On Saturday in efforts to dispel rumors he was being held against his will in Saudi Arabia, Hariri met with French President Emmanuel Macron who was seeking to calm tensions and avoid a proxy conflict between Saudi and Iranian backed camps in Lebanon.
Hariri confirmed to Lebanese President Michel Aoun he will take part in Independence Day celebrations in Beirut on Wednesday, according to Macron’s office.
After his meeting with Macron, Hariri told reporters; “God willing, I will attend Independence Day in Lebanon and will declare my political stance from Lebanon and after meeting President Michel Aoun.”
“As you know I resigned and we will talk about this matter in Lebanon,” Hariri said after thanking Macron, who he added, “expressed pure friendship toward me that I will never forget.”
Usually held by the president, prime minister and parliament speaker the independence day ceremony with Hariri’s attendance could help ease the uncertainty that has escalated since his strange and surprising resignation announcement from Saudi Arabia on Nov.
Although Hariri’s political status remains unclear, Lebanon’s president refused to accept his resignation making accusation the Saudi’s were holding him against his will.
Before his departure from Riyadh, Hariri brushed off “rumors” about his alleged detention in the kingdom. Via Twitter, he reiterated his stay in Saudi Arabia was to confer with officials on the future of Lebanon and its relation with its Arab neighbors.
Hariri stated he was fearful of his life in the televised resignation announcement; where he also cited Iran and Hezbollah for meddling in Arab countries, notably Suadi Arabia.
On Saturday, Saudi Arabia asked it’s citizens for the second time in less than two weeks to leave Lebanon “as soon as possible” given the “circumstances,” raising fears of more severe actions to come.
The Arab League is set to hold a meeting on Sunday in Cairo at Saudi Arabia’s urging where the Lebanon crisis and Iran’s role in the region are expected to be discussed.

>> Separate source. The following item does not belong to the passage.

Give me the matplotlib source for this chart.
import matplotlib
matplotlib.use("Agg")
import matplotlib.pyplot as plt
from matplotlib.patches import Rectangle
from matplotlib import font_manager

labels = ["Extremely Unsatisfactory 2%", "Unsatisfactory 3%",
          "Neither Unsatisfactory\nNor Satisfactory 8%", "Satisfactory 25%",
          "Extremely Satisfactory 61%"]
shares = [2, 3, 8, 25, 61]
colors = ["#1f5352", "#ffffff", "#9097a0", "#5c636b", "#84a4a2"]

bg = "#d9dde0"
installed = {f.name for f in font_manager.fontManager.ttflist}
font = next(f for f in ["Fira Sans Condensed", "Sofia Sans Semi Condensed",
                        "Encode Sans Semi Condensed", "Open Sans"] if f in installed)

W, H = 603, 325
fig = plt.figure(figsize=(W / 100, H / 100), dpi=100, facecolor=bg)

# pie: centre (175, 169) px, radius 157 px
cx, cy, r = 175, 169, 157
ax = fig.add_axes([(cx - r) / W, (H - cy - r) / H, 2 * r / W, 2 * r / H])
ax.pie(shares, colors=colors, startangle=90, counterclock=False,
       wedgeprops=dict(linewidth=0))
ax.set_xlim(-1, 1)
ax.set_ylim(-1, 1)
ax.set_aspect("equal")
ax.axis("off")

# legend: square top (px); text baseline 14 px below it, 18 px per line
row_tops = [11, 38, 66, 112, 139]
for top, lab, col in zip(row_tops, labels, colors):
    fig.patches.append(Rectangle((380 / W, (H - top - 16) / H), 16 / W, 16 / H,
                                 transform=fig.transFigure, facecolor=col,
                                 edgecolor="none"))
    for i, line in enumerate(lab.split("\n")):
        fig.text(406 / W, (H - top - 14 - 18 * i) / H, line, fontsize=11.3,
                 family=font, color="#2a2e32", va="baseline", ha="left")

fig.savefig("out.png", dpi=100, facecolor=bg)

Hariri met with the Saudi Crown Prince and other senior officials just before leaving Saudi Arabia, according to a member of Hariri’s political party and two Lebanese television stations.
Hariri held private talks with Macron and then they were joined by Hariri’s wife Lara al-Azm and elder son Hussam and Macron’s wife Brigitte for lunch.
The exact next movements of Hariri after his planned visit to Lebanon are unclear. French officials say they are offering Hariri the necessary support during this time of political turmoil in his country. The official was not authorized to be publicly named.
Macron insisted he is not offering “exile,” Lebanon’s internal tensions could complicate Hariri’s return.
While the United States under President Donald Trump is increasingly seen as unpredictable or disengaged, Macron seeks to reassert French influence in the region. Macron’s office says France’s strategy is to talk to all powers in the region and not to appear as choosing a camp.
Another issue might emerge with Hariri’s arrival in France: Dozens of French employees are suing in French courts his Saudi Oger construction firm, which has failed to pay them for months.
The company owes them 14 million euros ($16.5 million) — an amount Hariri committed to paying after several meetings with French diplomats but never did, according to the French daily Liberation.